The argument of lower takeout is a straw man; if takeout was such an overpowering factor in the mind of horseplayers, then why do exotic wagers account for roughly 70% of all monies wagered on horse racing. The takeout for WPS is normally 17% - 18%, while the takeout for exotic wagers are mostly 25% or higher. Smart players will tell you that’s because there’s more value to be found in these wagers. And why is there more value, because the overwhelming majority of players in these pools are just looking for a big score – to heck with takeout.

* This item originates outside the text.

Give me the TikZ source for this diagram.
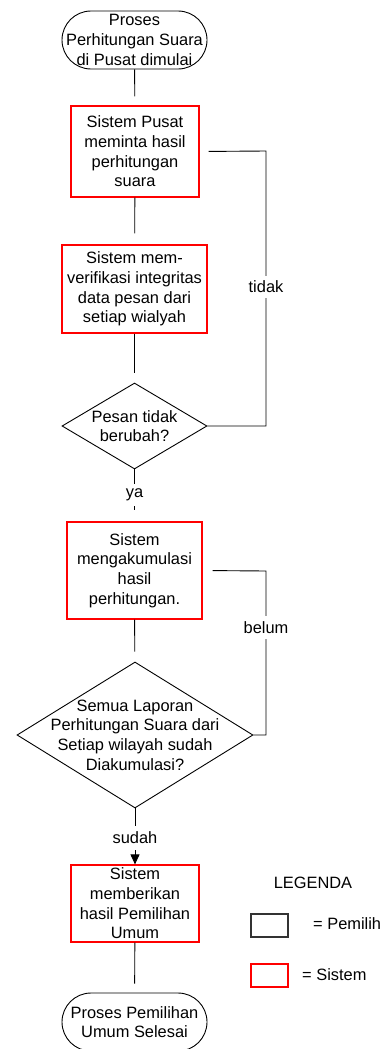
\documentclass[tikz,border=0pt]{standalone}
\usepackage{fontspec}
\setmainfont{Liberation Sans}
\usetikzlibrary{shapes.geometric,arrows.meta}

\definecolor{sysred}{RGB}{255,0,0}

\tikzset{
  base/.style={font=\fontsize{16.4}{19.7}\selectfont, align=center, inner sep=0pt},
  term/.style={base, draw=black, line width=0.9pt, rounded corners=29pt,
               minimum width=145pt, minimum height=58pt},
  sysbox/.style={base, draw=sysred, line width=1.2pt},
  dia/.style={diamond, draw=black, line width=0.9pt, inner sep=0pt},
  txt/.style={base},
  ln/.style={draw=black, line width=0.9pt},
  lbl/.style={base, fill=white, inner xsep=1pt, inner ysep=5pt},
  legbox/.style={draw, line width=1.1pt, minimum width=37pt, minimum height=23pt, inner sep=0pt},
}

\begin{document}
\begin{tikzpicture}[x=1pt,y=-1pt]
\useasboundingbox (0,0) rectangle (382,1049);

% process steps
\node[term] (start) at (134.5,40) {Proses\\Perhitungan Suara\\di Pusat dimulai};
\node[sysbox, minimum width=128pt, minimum height=91pt] (b1) at (135,151.5)
  {Sistem Pusat\\meminta hasil\\perhitungan\\suara};
\node[sysbox, minimum width=145pt, minimum height=88pt] (b2) at (134.5,289)
  {Sistem mem-\\verifikasi integritas\\data pesan dari\\setiap wialyah};
\node[dia, minimum width=145pt, minimum height=86pt] (d1) at (134.5,426) {};
\node[txt] (d1t) at (d1) {Pesan tidak\\berubah?};
\node[sysbox, minimum width=135pt, minimum height=97pt] (b3) at (134.5,570.5)
  {Sistem\\mengakumulasi\\hasil\\perhitungan.};
\node[dia, minimum width=236pt, minimum height=146pt] (d2) at (135,735) {};
\node[txt] (d2t) at (d2) {Semua Laporan\\Perhitungan Suara dari\\Setiap wilayah sudah\\Diakumulasi?};
\node[sysbox, minimum width=128pt, minimum height=77pt] (b4) at (135,903.5)
  {Sistem\\memberikan\\hasil Pemilihan\\Umum};
\node[term] (stop) at (134.5,1022) {Proses Pemilihan\\Umum Selesai};

% loop-back corners
\coordinate (c1) at (266,151);
\coordinate (c2) at (266,571);

% main flow
\draw[ln, shorten >=9pt] (start) -- (b1);
\draw[ln, shorten >=11pt] (b1) -- (b2);
\draw[ln, shorten >=10pt] (b2) -- (d1);
\draw[ln, shorten >=11pt] (d1) -- (b3);
\node[lbl] (lya) at (134.5,495) {ya};
\draw[ln, shorten >=10pt] (b3) -- (d2);
\draw[ln, -{Triangle[length=10pt,width=9pt]}] (d2) -- (b4);
\node[lbl, inner ysep=6pt] (lsudah) at (135,838) {sudah};
\draw[ln, shorten >=9pt] (b4) -- (stop);

% return paths
\draw[ln, shorten >=9pt] (d1.east) -| (c1) -- (b1.east);
\node[lbl] (ltidak) at (266,287) {tidak};
\draw[ln, shorten >=10pt] (d2.east) -| (c2) -- (b3.east);
\node[lbl] (lbelum) at (266,627.5) {belum};

% legend
\node[txt] (leg) at (313,883) {LEGENDA};
\node[legbox, draw=black!80] (lg1) at (269.5,925.5) {};
\node[txt, anchor=west] (lg1t) at (313,924) {= Pemilih};
\node[legbox, draw=sysred] (lg2) at (269.5,975.5) {};
\node[txt, anchor=west] (lg2t) at (302,975) {= Sistem};
\end{tikzpicture}
\end{document}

In the end, the great takeout debate is less about keeping the two-dollar player at the track and more about the big bettors getting just a little more edge on the game. If you’re a player pushing a half-million dollars through the windows per year, then just a 2% reduction in the takeout puts another $10,000.00 in your pocket. As tracks do a better job catering to their high-end customers with their own version of rebates and incentives, you will hear less about high takeout. After all, it’s cold hard cash that wins the hearts and minds of horseplayers.